Magician Gustav Kuhn once performed a simple magic trick to learn why people are so susceptible to sleight of hand.
He took a small red ball and threw it in the air, catching it with one hand. He then did it again a second time very quickly. But on the third throw, the ball never came down. It disappeared.
It was a mystery.
Where did the ball go?
It didn’t actually disappear into thin air. Kuhn never actually threw the ball the third time. He hid it in his hand, only pretending to throw it, just like every dog owner has done at least once in a game of fetch.
But many of the people watching this trick were sure the ball left his hand. Two-thirds of the participants in Kuhn’s experiment experienced the illusion of the ball being thrown into the air on the third attempt even though it never happened.
When Kuhn showed them the video they were astounded the ball never actually left his hand. It felt real. Many assumed it must have somehow stuck to the ceiling.
The key to the trick?
It wasn’t the hidden ball. It was Kuhn’s eyes.
As he threw the ball, his eyes followed the path it would have taken. It was the eyes that told the lie. In another version of the trick, Kuhn kept his eyes down and it wasn’t nearly as effective.
The trick doesn’t work without expectations. When Kuhn and his researchers looked more closely at video of the audience’s reactions, most people were looking at his face, not the ball.1
In his book, Experiencing the Impossible, Kuhn concluded, “Our brain uses a really clever and almost science-fictional trick that prevents us from living in the past: we look into the future. Our visual system is continuously predicting the future, and the world that you are now perceiving is the world that your visual system has predicted to be the present in the past.”
In other words, our expectations of the future are based on patterns from the past. Our brain builds narratives based on recent experiences.
This same process occurs when investors are trying to figure out the markets.
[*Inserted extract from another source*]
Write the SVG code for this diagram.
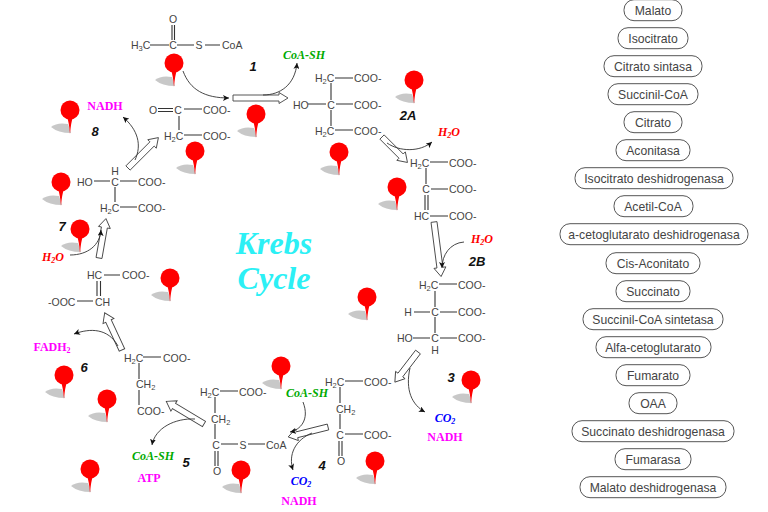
<svg xmlns="http://www.w3.org/2000/svg" width="768" height="512" viewBox="0 0 768 512">
<style>
text{font-family:"Liberation Sans",Arial,sans-serif}
.m{font-size:10.5px;fill:#444}
.e{text-anchor:middle}
.b{stroke:#333;stroke-width:1.1;fill:none}
.ba{fill:#fff;stroke:#444;stroke-width:.9}
.c{fill:none;stroke:#333;stroke-width:.9;marker-end:url(#h)}
.p{font-family:"Liberation Serif","Times New Roman",serif;font-weight:bold;font-size:12px;text-anchor:middle}
.i{font-style:italic}
.n{font-weight:bold;font-style:italic;font-size:13px;fill:#111;text-anchor:middle}
.pill{fill:#fff;stroke:#555;stroke-width:1}
.t{font-size:12.2px;fill:#444;text-anchor:middle}
.k{font-family:"Liberation Serif","Times New Roman",serif;font-weight:bold;font-style:italic;font-size:32px;fill:#2cf0f5;text-anchor:middle}
</style>
<defs>
<marker id="h" markerWidth="7" markerHeight="6" refX="6" refY="3" orient="auto" markerUnits="userSpaceOnUse"><path d="M0 0L6 3L0 6L1.500 3Z" fill="#111"/></marker>
<g id="pin">
<path d="M-19 17Q-13 12 -2 14L1 23Q-12 23 -19 17Z" fill="#c8c8c8"/>
<path d="M-3 7Q-1 12 0 24Q1 12 3 7Z" fill="#f00"/>
<circle r="9.500" fill="#f00"/>
</g>
</defs>
<rect width="768" height="512" fill="#fff"/>

<g id="pins">
<use href="#pin" x="174" y="63"/><use href="#pin" x="256" y="114"/><use href="#pin" x="195" y="151"/>
<use href="#pin" x="414" y="80"/><use href="#pin" x="339" y="152"/><use href="#pin" x="397" y="187"/>
<use href="#pin" x="367" y="297"/><use href="#pin" x="471" y="380"/><use href="#pin" x="375" y="461"/>
<use href="#pin" x="281" y="366"/><use href="#pin" x="241" y="470"/><use href="#pin" x="90" y="469"/>
<use href="#pin" x="107" y="399"/><use href="#pin" x="64" y="375"/><use href="#pin" x="170" y="278"/>
<use href="#pin" x="80" y="229"/><use href="#pin" x="61" y="182"/><use href="#pin" x="70" y="110"/>
</g>

<g id="acetil-coa">
<path class="b" d="M172 25V40M174.500 25V40M150 45H169M177 45H194M205 45H220"/>
<text class="m e" x="173" y="23">O</text>
<text class="m" x="131" y="49">H<tspan font-size="7.500" dy="2">3</tspan><tspan dy="-2">C</tspan></text>
<text class="m e" x="173" y="49">C</text><text class="m e" x="199" y="49">S</text>
<text class="m" x="222" y="49">CoA</text>
</g>
<g id="oaa">
<path class="b" d="M158 108.500H173M158 111.500H173M184 109H202M179 116V130M184 135H202"/>
<text class="m e" x="153" y="114">O</text><text class="m e" x="178" y="114">C</text>
<text class="m" x="203" y="114">COO-</text>
<text class="m" x="164" y="140">H<tspan font-size="7.500" dy="2">2</tspan><tspan dy="-2">C</tspan></text>
<text class="m" x="203" y="140">COO-</text>
</g>
<g id="citrato">
<path class="b" d="M335 78H353M331 83V100M308 104H326M336 104H353M331 110V126M335 130H353"/>
<text class="m" x="315" y="82">H<tspan font-size="7.500" dy="2">2</tspan><tspan dy="-2">C</tspan></text>
<text class="m" x="354" y="82">COO-</text>
<text class="m" x="293" y="109">HO</text><text class="m e" x="331" y="109">C</text>
<text class="m" x="354" y="109">COO-</text>
<text class="m" x="315" y="135">H<tspan font-size="7.500" dy="2">2</tspan><tspan dy="-2">C</tspan></text>
<text class="m" x="354" y="135">COO-</text>
</g>
<g id="cis-aconitato">
<path class="b" d="M430 162H448M426 168V184M431 189H448M425 195V210M428 195V210M430 216H448"/>
<text class="m" x="410" y="167">H<tspan font-size="7.500" dy="2">2</tspan><tspan dy="-2">C</tspan></text>
<text class="m" x="449" y="167">COO-</text>
<text class="m e" x="426" y="193">C</text><text class="m" x="449" y="193">COO-</text>
<text class="m" x="414" y="220">HC</text><text class="m" x="449" y="220">COO-</text>
</g>
<g id="isocitrato">
<path class="b" d="M439 284H457M435 291V307M414 312H430M440 312H457M435 317V333M413 338H430M440 338H457"/>
<text class="m" x="419" y="289">H<tspan font-size="7.500" dy="2">2</tspan><tspan dy="-2">C</tspan></text>
<text class="m" x="458" y="289">COO-</text>
<text class="m e" x="408" y="316">H</text><text class="m e" x="435" y="316">C</text>
<text class="m" x="458" y="316">COO-</text>
<text class="m" x="397" y="342">HO</text><text class="m e" x="435" y="342">C</text>
<text class="m" x="458" y="342">COO-</text>
<text class="m e" x="435" y="353.500">H</text>
</g>
<g id="alfa-cetoglutarato">
<path class="b" d="M345 381H363M340 387V403M340 414V429M345 434H363M339 441V456M342 441V456"/>
<text class="m" x="325" y="386">H<tspan font-size="7.500" dy="2">2</tspan><tspan dy="-2">C</tspan></text>
<text class="m" x="364" y="386">COO-</text>
<text class="m" x="336" y="413">CH<tspan font-size="7.500" dy="2">2</tspan></text>
<text class="m e" x="340" y="439">C</text><text class="m" x="364" y="439">COO-</text>
<text class="m e" x="341" y="465">O</text>
</g>
<g id="succinil-coa">
<path class="b" d="M220 391H238M215 397V413M215 424V439M221 444H238M248 444H265M215 451V466M218 451V466"/>
<text class="m" x="200" y="396">H<tspan font-size="7.500" dy="2">2</tspan><tspan dy="-2">C</tspan></text>
<text class="m" x="239" y="396">COO-</text>
<text class="m" x="211" y="423">CH<tspan font-size="7.500" dy="2">2</tspan></text>
<text class="m e" x="216" y="449">C</text><text class="m e" x="243" y="449">S</text>
<text class="m" x="266" y="449">CoA</text><text class="m e" x="217" y="475">O</text>
</g>
<g id="succinato">
<path class="b" d="M143 357H161M139 363V379M139 390V405"/>
<text class="m" x="124" y="362">H<tspan font-size="7.500" dy="2">2</tspan><tspan dy="-2">C</tspan></text>
<text class="m" x="163" y="362">COO-</text>
<text class="m" x="136" y="388">CH<tspan font-size="7.500" dy="2">2</tspan></text>
<text class="m" x="137" y="415">COO-</text>
</g>
<g id="fumarato">
<path class="b" d="M104 275H120M97 281V296M100.500 281V296M77 301H93"/>
<text class="m" x="87" y="279">HC</text><text class="m" x="122" y="279">COO-</text>
<text class="m" x="48" y="306">-OOC</text><text class="m" x="95" y="306">CH</text>
</g>
<g id="malato">
<path class="b" d="M94 181H110M120 181H137M115 187V202M120 207H137"/>
<text class="m" x="77" y="186">HO</text><text class="m e" x="115" y="186">C</text>
<text class="m e" x="115" y="175">H</text><text class="m" x="138" y="186">COO-</text>
<text class="m" x="100" y="212">H<tspan font-size="7.500" dy="2">2</tspan><tspan dy="-2">C</tspan></text>
<text class="m" x="138" y="212">COO-</text>
</g>

<g id="connectors">
<path class="ba" transform="translate(233 98)" d="M0 -3H46V-5.500L55 0L46 5.500V3H0Z"/>
<path class="ba" transform="translate(128 168) rotate(-45)" d="M0 -3H34V-6L43 0L34 6V3H0Z"/>
<path class="ba" transform="translate(382 137) rotate(45)" d="M0 -3H27V-6L36 0L27 6V3H0Z"/>
<path class="ba" transform="translate(434 222) rotate(82.600)" d="M0 -3H46V-6L55 0L46 6V3H0Z"/>
<path class="ba" transform="translate(418 352) rotate(127.500)" d="M0 -3H29V-6L38 0L29 6V3H0Z"/>
<path class="ba" transform="translate(328 427) rotate(166)" d="M0 -3H32V-6L41 0L32 6V3H0Z"/>
<path class="ba" transform="translate(204 424) rotate(211)" d="M0 -3H35V-6L44 0L35 6V3H0Z"/>
<path class="ba" transform="translate(122 350) rotate(245)" d="M0 -3H32V-6L41 0L32 6V3H0Z"/>
<path class="ba" transform="translate(99 258) rotate(-80)" d="M0 -3H31V-6L40 0L31 6V3H0Z"/>
<path class="c" d="M183 71C190 90 205 98 229 98"/>
<path class="c" d="M263 95C280 95 295 85 297 63"/>
<path class="c" d="M135 160C142 145 138 130 123 117"/>
<path class="c" d="M387 143C400 152 420 152 432 142"/>
<path class="c" d="M464 242C450 243 442 255 442 268"/>
<path class="c" d="M410 368C405 390 412 405 425 412"/>
<path class="c" d="M303 402C310 420 300 430 290 432"/>
<path class="c" d="M312 433C295 440 288 455 293 470"/>
<path class="c" d="M195 419C175 418 155 428 152 445"/>
<path class="c" d="M118 346C108 328 90 328 74 334"/>
<path class="c" d="M70 255C88 255 100 245 101 230"/>
</g>

<g id="labels">
<text class="p i" x="304" y="59" fill="#0a0">CoA-SH</text>
<text class="p" x="105" y="110" fill="#f0f">NADH</text>
<text class="p i" x="449" y="136" fill="#f00">H<tspan font-size="8" dy="2">2</tspan><tspan dy="-2">O</tspan></text>
<text class="p i" x="482" y="243" fill="#f00">H<tspan font-size="8" dy="2">2</tspan><tspan dy="-2">O</tspan></text>
<text class="p i" x="53" y="261" fill="#f00">H<tspan font-size="8" dy="2">2</tspan><tspan dy="-2">O</tspan></text>
<text class="p i" x="445" y="422" fill="#00f">CO<tspan font-size="8" dy="2">2</tspan></text>
<text class="p" x="445" y="441" fill="#f0f">NADH</text>
<text class="p i" x="307" y="397" fill="#0a0">CoA-SH</text>
<text class="p i" x="301" y="485" fill="#00f">CO<tspan font-size="8" dy="2">2</tspan></text>
<text class="p" x="299" y="505" fill="#f0f">NADH</text>
<text class="p i" x="153" y="460" fill="#0a0">CoA-SH</text>
<text class="p" x="149" y="482" fill="#f0f">ATP</text>
<text class="p" x="52" y="351" fill="#f0f">FADH<tspan font-size="8" dy="2">2</tspan></text>
<text class="n" x="253" y="71">1</text><text class="n" x="408" y="120">2A</text>
<text class="n" x="477" y="266">2B</text><text class="n" x="451" y="382">3</text>
<text class="n" x="322" y="470">4</text><text class="n" x="186" y="467">5</text>
<text class="n" x="84" y="372">6</text><text class="n" x="62" y="231">7</text>
<text class="n" x="95" y="136">8</text>
<text class="k" x="274" y="254">Krebs</text><text class="k" x="274" y="289">Cycle</text>
</g>

<g id="pills" transform="translate(0 .7)">
<g id="n1"><rect class="pill" x="624" y="-1" width="58" height="21" rx="10"/><text class="t" x="653" y="14">Malato</text></g>
<g id="n2"><rect class="pill" x="618" y="27" width="70" height="21" rx="10"/><text class="t" x="653" y="42">Isocitrato</text></g>
<g id="n3"><rect class="pill" x="604" y="55" width="98" height="21" rx="10"/><text class="t" x="653" y="70">Citrato sintasa</text></g>
<g id="n4"><rect class="pill" x="608" y="83" width="90" height="21" rx="10"/><text class="t" x="653" y="98">Succinil-CoA</text></g>
<g id="n5"><rect class="pill" x="624" y="111" width="58" height="21" rx="10"/><text class="t" x="653" y="126">Citrato</text></g>
<g id="n6"><rect class="pill" x="616" y="139" width="74" height="21" rx="10"/><text class="t" x="653" y="154">Aconitasa</text></g>
<g id="n7"><rect class="pill" x="575" y="167" width="158" height="21" rx="10"/><text class="t" x="654" y="182">Isocitrato deshidrogenasa</text></g>
<g id="n8"><rect class="pill" x="614" y="195" width="79" height="21" rx="10"/><text class="t" x="653" y="210">Acetil-CoA</text></g>
<g id="n9"><rect class="pill" x="560" y="223" width="188" height="21" rx="10"/><text class="t" x="654" y="238">a-cetoglutarato deshidrogenasa</text></g>
<g id="n10"><rect class="pill" x="606" y="252" width="94" height="21" rx="10"/><text class="t" x="653" y="267">Cis-Aconitato</text></g>
<g id="n11"><rect class="pill" x="616" y="280" width="74" height="21" rx="10"/><text class="t" x="653" y="295">Succinato</text></g>
<g id="n12"><rect class="pill" x="583" y="308" width="140" height="21" rx="10"/><text class="t" x="653" y="323">Succinil-CoA sintetasa</text></g>
<g id="n13"><rect class="pill" x="596" y="336" width="115" height="21" rx="10"/><text class="t" x="653" y="351">Alfa-cetoglutarato</text></g>
<g id="n14"><rect class="pill" x="616" y="364" width="74" height="21" rx="10"/><text class="t" x="653" y="379">Fumarato</text></g>
<g id="n15"><rect class="pill" x="629" y="392" width="48" height="21" rx="10"/><text class="t" x="653" y="407">OAA</text></g>
<g id="n16"><rect class="pill" x="572" y="420" width="162" height="21" rx="10"/><text class="t" x="653" y="435">Succinato deshidrogenasa</text></g>
<g id="n17"><rect class="pill" x="615" y="448" width="76" height="21" rx="10"/><text class="t" x="653" y="463">Fumarasa</text></g>
<g id="n18"><rect class="pill" x="580" y="476" width="146" height="21" rx="10"/><text class="t" x="653" y="491">Malato deshidrogenasa</text></g>
</g>
</svg>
The pattern that controls those market narratives is almost always price and price alone.
When stocks are falling it’s easier to become increasingly more bearish.
When stocks are rising it’s easier to become increasingly more bullish.
Call it pattern recognition, recency bias or sleight of hand in our brains but nothing changes narratives in the stock market like a change in price.
A podcast listener alerted us to the idea that our episode titles did a nice job gauging market sentiment these past few months so we charted them on a weekly graph of market prices:
The titles got more bearish the further stocks fell and have softened in recent weeks during the rally (Peak Pessimism kind of nailed the bottom).
The prevailing narratives 2-3 months ago in the stock market were as follows:
- The stock market is pricing in an imminent recession or we’re already in one.
- The Fed has lost control of inflation.
- Without the Fed put there’s nothing stopping the stock market from falling 40-50%.
These narratives all made sense at the time because the stock market was down almost 25%. When prices are down it’s always going to be easier to talk yourself into every bearish argument.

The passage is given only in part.